Ukrayna’da ise Rusya’nın yoğun saldırılarına rağmen yapılan yardımların işe yaradığı ve diğer ülkeler gibi düşmediği görülüyor. Uzmanlar buradaki en büyük etkenin yardımları kullanan Ukrayna halkı ve hükümeti olduğuna dikkat çekiyor. Savaşın başından bu yana Ukraynalılar ülkelerini savunmak için mücadele verdi. Zelenski hükümeti ise kendisine destek verilmesi için Batı ülkeleri başta olmak üzere birçok hükümeti ikna etmeye çabaladı.
Ukraynalıların kendilerine gelen yardımları doğru bir şekilde kullanmasının yanı sıra ABD de önceki tecrübelerinden farklı bir yol izledi. Irak’ta Saddam Hüseyin’in düşmesinin ardından tüm ordunun dağıtılması ve yeniden kurulması yerine Ukrayna’da ülkenin mevcut güçlü yanlarını geliştirmesine yardım etti. 2014 yılında Ukrayna’nın doğusunda başlayan çatışmalardan bu yana ABD, ülkede hâlihazırda var olan Sovyet topçu ve zırhlı araç envanterinin daha iyi kullanılmasını sağladı. Bu da Ukrayna ordusunun çalışma şeklini ve bakımını bildiği Sovyet tarzı silahları rahat kullanmasına yardımcı oldu.
ABD’nin elinde çok fazla Sovyet silahı olmamasına rağmen Polonya, Çek Cumhuriyeti ve Slovakya gibi NATO müttefiklerinden destek aldı. Biden yönetimi, bu ülkelerin envanterlerini daha modern Amerikan sistemleriyle doldurma sözü vererek ülkelerdeki eski Sovyet tanklarını, topçularını, uçak parçalarını ve mühimmatlarını Ukrayna’ya göndermeye ikna etti. Ülkeler hem Ukrayna’ya yardım etmiş hem de askeri kapasitelerini artırmış oldu.
Bu yılın başında savaşın çıkacağına yönelik iddialar güçlenirken, Amerikan ve İngiliz savunma yetkilileri, bölgeye hızlı bir şekilde teslim edilebilecek ve sahada maksimum etki yaratabilecek silahlar üzerine odaklandı. Özellikle Rus zırhlı birliklerini pusuya düşürmek ve alçaktan uçan helikopterleri ve uçakları vurmak için kullanılan Javelin ve Stinger gibi hafif lojistiğe sahip silahlar gönderildi. ABD’nin bu hamlesi, Irak’a gönderilen Abrams tankları ve Afganistan’a gönderilen Blackhawk helikopterlerine kıyasla çok daha etkili sonuç verdi.

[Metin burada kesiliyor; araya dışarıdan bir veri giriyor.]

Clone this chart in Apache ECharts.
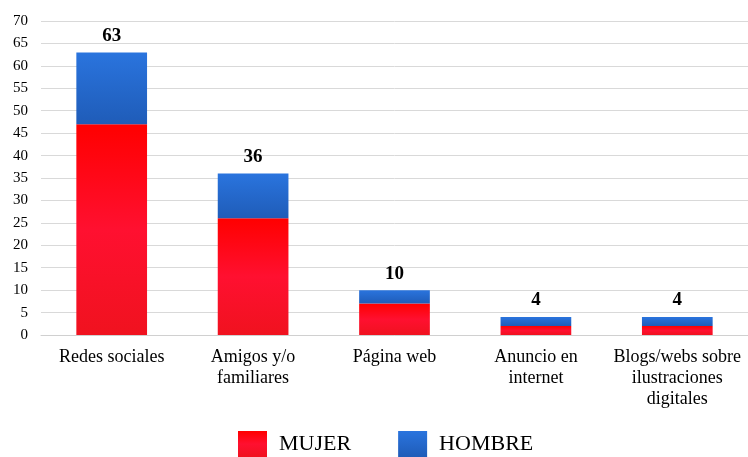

Bununla birlikte Washington, zırhlı Humvee, obüs ve sustalı insansız hava araçları gibi Ukrayna'nın nispeten kolayca benimseyebileceği daha basit Amerikan yapımı sistemleri bölgeye gönderdi. Kısa süre içinde Pentagon, Ukrayna'nın zırhlı hedeflere karşı kullanması için özel olarak özelleştirilmiş bir saldırı drone'u ve ABD Donanması'nın henüz resmi olarak kullanmaya başlamadığı “kıyı savunma” drone gemilerini de geliştirdi ve teslim etti.
Beyaz Saray’ın Ukrayna’ya kıyasla daha güçlü konumda olan Rus birliklerine karşı Amerikan birliklerini kullanmadan bölgede avantaj sağlanması da önemliydi. Böylelikle hem Ukrayna’nın doğrudan ABD desteğine bağımlı hale gelme riski azaltılmış oldu hem de Amerikan askerlerinin sıcak savaşa girmesinin önüne geçildi.